MICHAEL WARE, CNN CORRESPONDENT: Well, there's still the possibility, Wolf, that they have an even longer-range missile, though small in number, some analysts predict only about a dozen, if any at all, of the Zelzal rocket, which, theoretically, could reach as far as Tel Aviv.
So far, we have seen no evidence of that, although there was a question by the Israeli Defense Force about whether they had actually blown one of these missiles up.
The real mystery, Wolf, is, just what does Hezbollah have? These guys have kept such a tight-knit circle of security around their intelligence and capabilities. Speaking to some of its members, they talk about compartmentalization of the organization, like never before in recent years.
So, no one really has the ultimate handle on who has what. There could still be further surprises in store -- Wolf.
BLITZER: Michael, you have spent a lot of time, as all of our viewers know, in Iraq. You know the Iraqi insurgency. Some are already making comparisons between Hezbollah and the Iraqi insurgents.
You're in Lebanon right now. Do you see similarities, or are these two very different groups?
WARE: Well, there is a very different look and feel, but there are some common tactics, methodologies. Certainly, we have even seen a transfer of technology from Hezbollah to Shia insurgent groups in Iraq. The deadliest roadside bomb, commonly known as an IED, that has been penetrating U.S. Abrams tanks like a fist through a wall originated from Lebanon.

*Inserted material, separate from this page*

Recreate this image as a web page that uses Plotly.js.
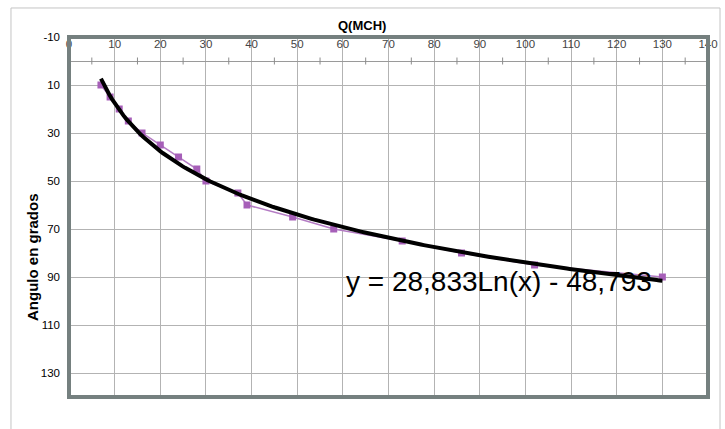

U.S. intelligence believes that there has been an exchange of personnel and training, potentially via Iran, to share that expertise. Nonetheless, Hezbollah has done something that Iraqi insurgents aspire to, and certainly al Qaeda aspires to. That is, they have their own territory. They have created their own mini-state.
Plus, they are able to put semi-conventional units in the field. So, there's a degree of development with Hezbollah that has come from decades of hardened battle experience that puts them some steps ahead in certain regards.
BLITZER: Michael Ware, on the ground for us in Beirut -- Michael, thank you very much for that.